Desperately seeking Susan
National Review, June 14, 1985 by John Simon
SOME MOVIES are so drab and dreary--even if they purport the be giddy comedies, and perhaps especially then--that you could grind your teeth down to the gums writing about this stuff. But that is what's out there, and the reader is entitled to be warned by being made to suffer a bit vicariously. Most of the movies now being produced are aimed deliberately at the youth market, compared to which your average flea market is Sotheby's. I have tried to stick to those that aspire a little--higher say, sweet 16 going on jaded 17--but even thse are foolish, bedraggled, pitiful. Take three samples.
Desperately Seeking Susan, by Susan Seidelman, a fairly recent NYU Film School graduate, has received an unfair share of raves along with a few discerning brickbats. I missed Miss Seidelman's first feature, Smithereens, the sort of movie where, I gather, the fuss had less to do with quality than with its having been brought in at a mere $80,000. But the new one cost $5 million, which makes it $4,999,999.98 in excess of the worth of Miss Seidelman's ideas. A ludicrous scenario by Leora Barish has Roberta, a mousy, repressed New Jersey housewife, ardently following around Susan--a swinger and drifter, one of whose lovers places messages for her in the want ads Roberta reads--who now sports ancient Egyptian earrings she has appropriated from a fleeting lover just murdered by his accomplice in an art theft. By a series of complicated and preposterous incidents, Roberta, while wearing Susan's jacket, is hit over the head, becomes amnesia, is mistaken for Susan both by the other thief out to get her and the earrings, and by Dez, a pal of Susan's main man, who is supposed to be watching over her in the latter's absence. Meanwhile, the real Susan ends up in Fort Lee getting involved with Roberta's philandering husband, while ...
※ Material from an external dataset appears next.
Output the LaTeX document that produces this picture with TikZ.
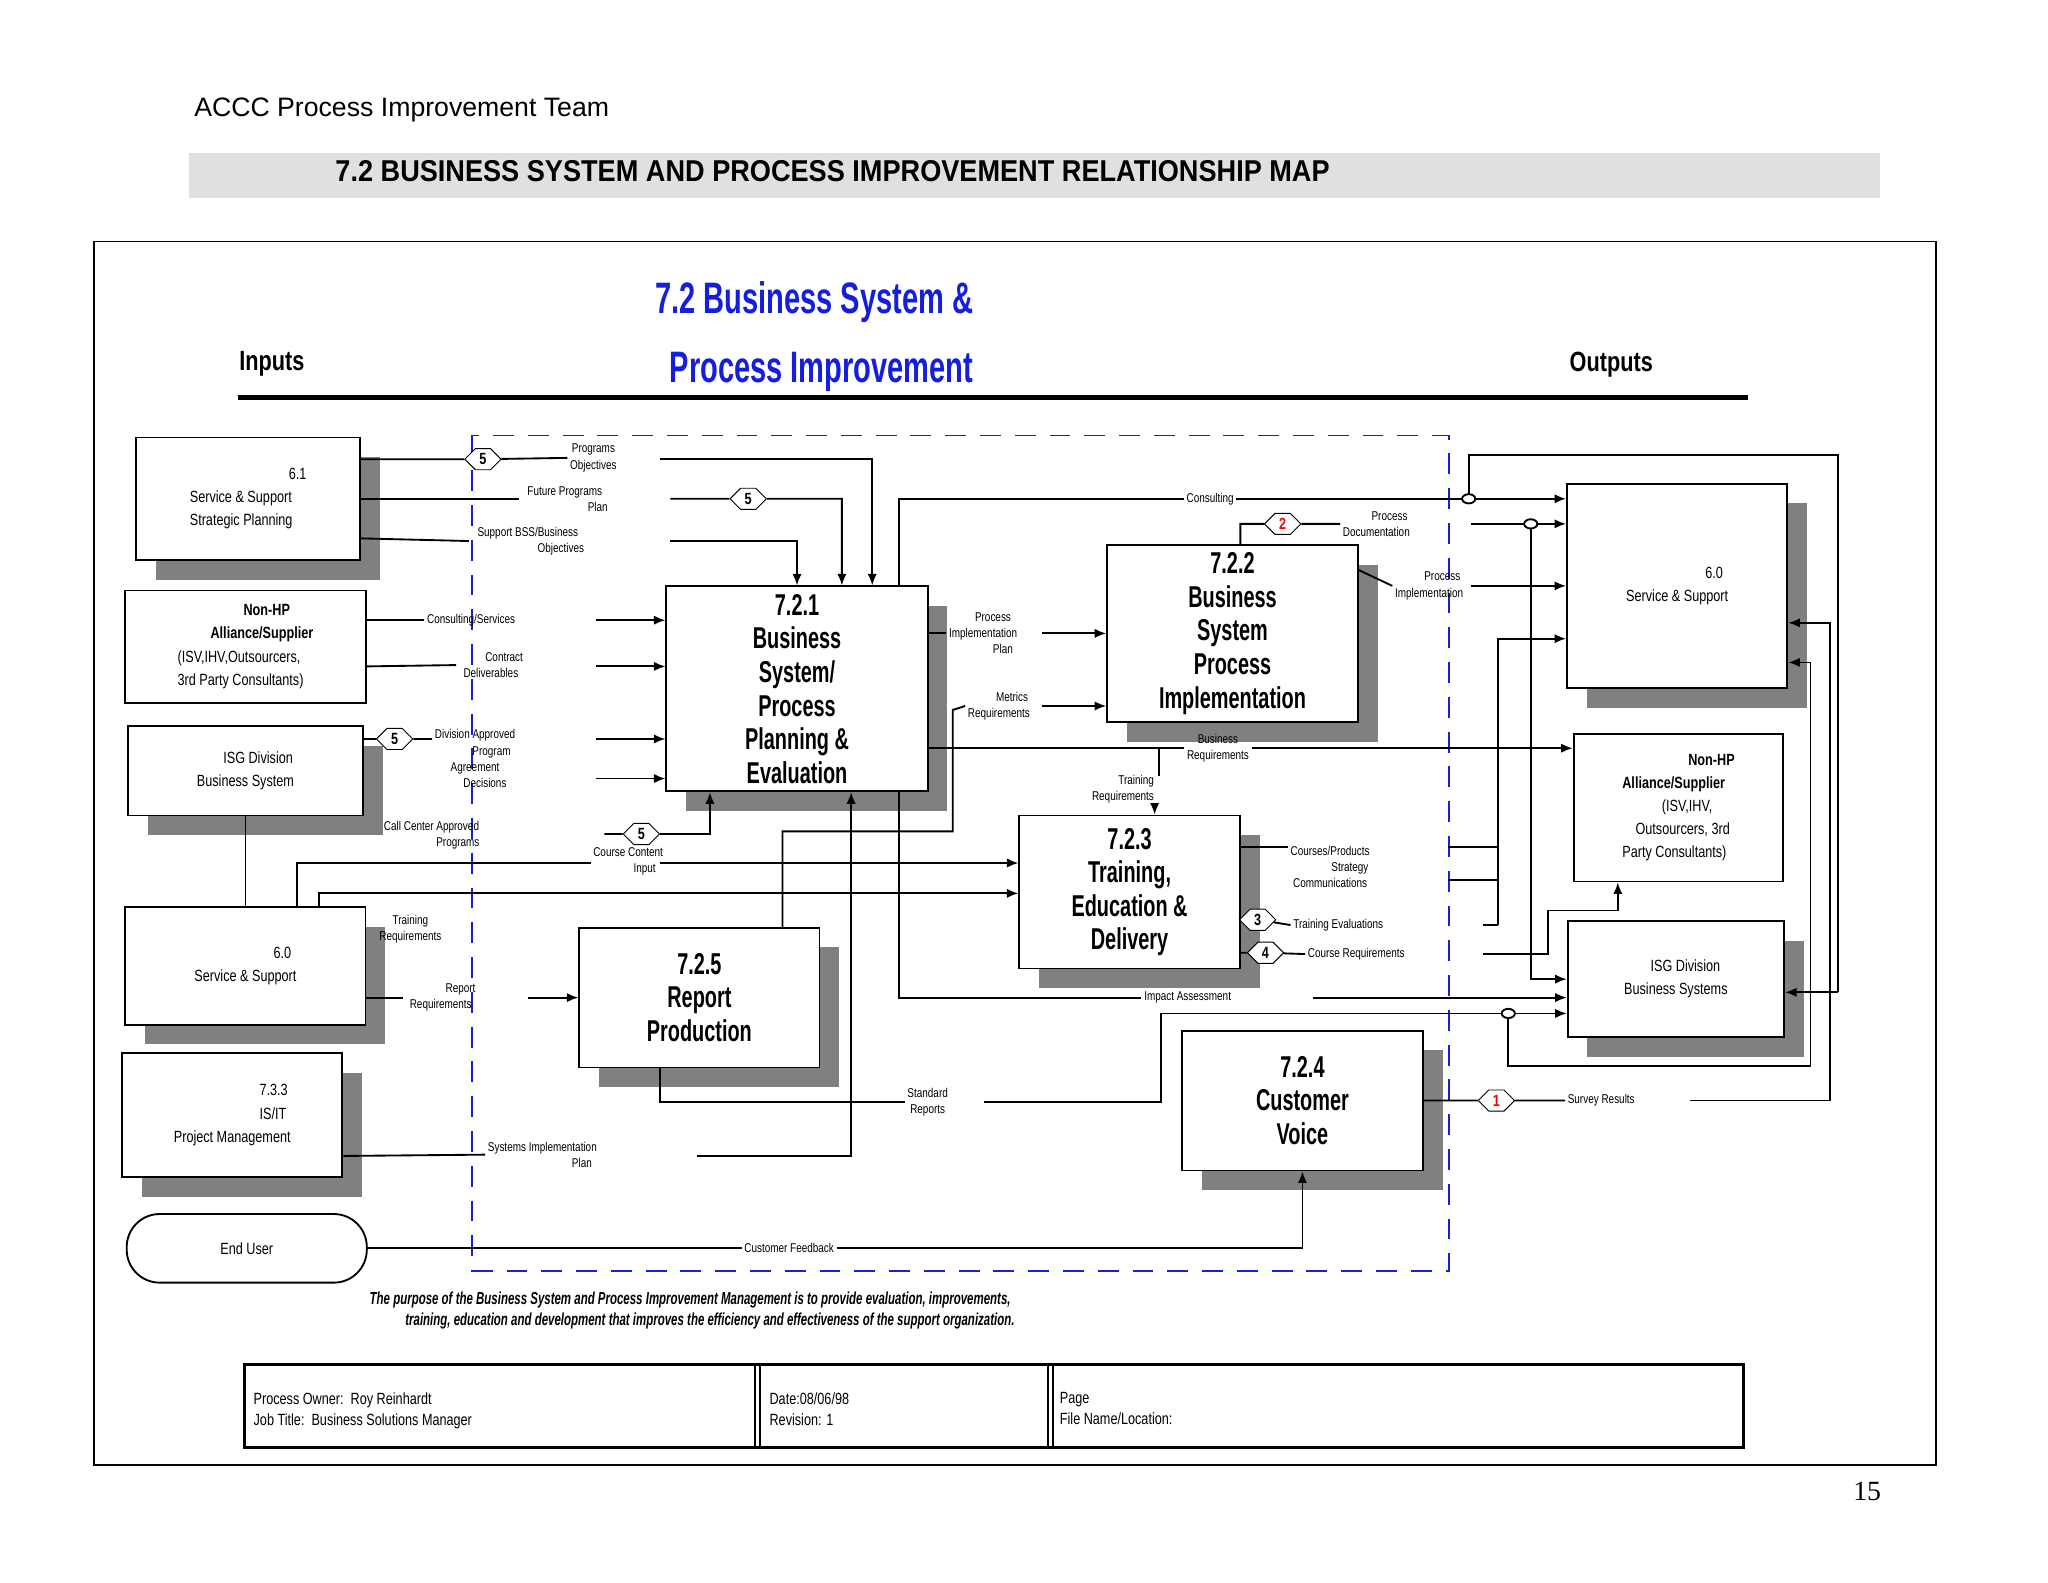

But why go on? The story is sheer nonsense despite the odd, forlorn laugh; and the film's values are Gordianly confused. On the one hand, we are clearly supposed to admire Susan's emancipated freewheeling; on the other, we are meant to believe that Dez, a distrait movie projectionist, and Roberta, the newly liberated drudge (thanks to another knock, she recovers her identity, but only after a night in jail as a presumed hooker, where she learns a lot from a philosophical prostitute, as wouldn't from someone combining two of the most ancient professions?), will find old-style, happily-ever-after Hollywood bliss together in the East Village, while the beastly husband will end up alone, and in New Jersey at that. The strategy here is to make facile contrasts between the deliciously madcap life of bohemia and the oppressive and repressive existence (except for double-standard husbands) of suburbia. The stolen earrings and pursuit story are finally just a red herring, and galloping amnesia in 1985 is bad enough to make one wish the screen-writer had been knocked on the noodle instead, and had completely forgotten those lousy old movies from which she was cribbing--even, with a little extra luck, the wretched script she herself was concocting.
Miss Seidelman, except for a doggedly driving energy, shows no special talent, not even for getting much out of her actors. Rossana Arquette is too sweet for even the merest two-dimensional Roberta, and, as Dez, Aidan Quinn is just a loose-jawed, limp-eyed lug. As Susan, Madonna works out well enough, thanks to her innate quality of not-quite-top-grade meat that has a way of pouting from top to toe. But her acting is only as good as a roulette ball is on a roulette wheel--just try it on a soccer field. One thing about Miss Seidelman's film did, however, strike me. Any number of shots--anything from people getting out of an airplane to hors d'oeuvres being served at a cocktail party--are taken with the camera roughly waist-high. Later, seeing Miss S. at a gathering, I found her to be circa five feet tall. So there is a moral to this film after all: One person's eye level is another's belt level. The trouble that the moral is of not much greater use than the film.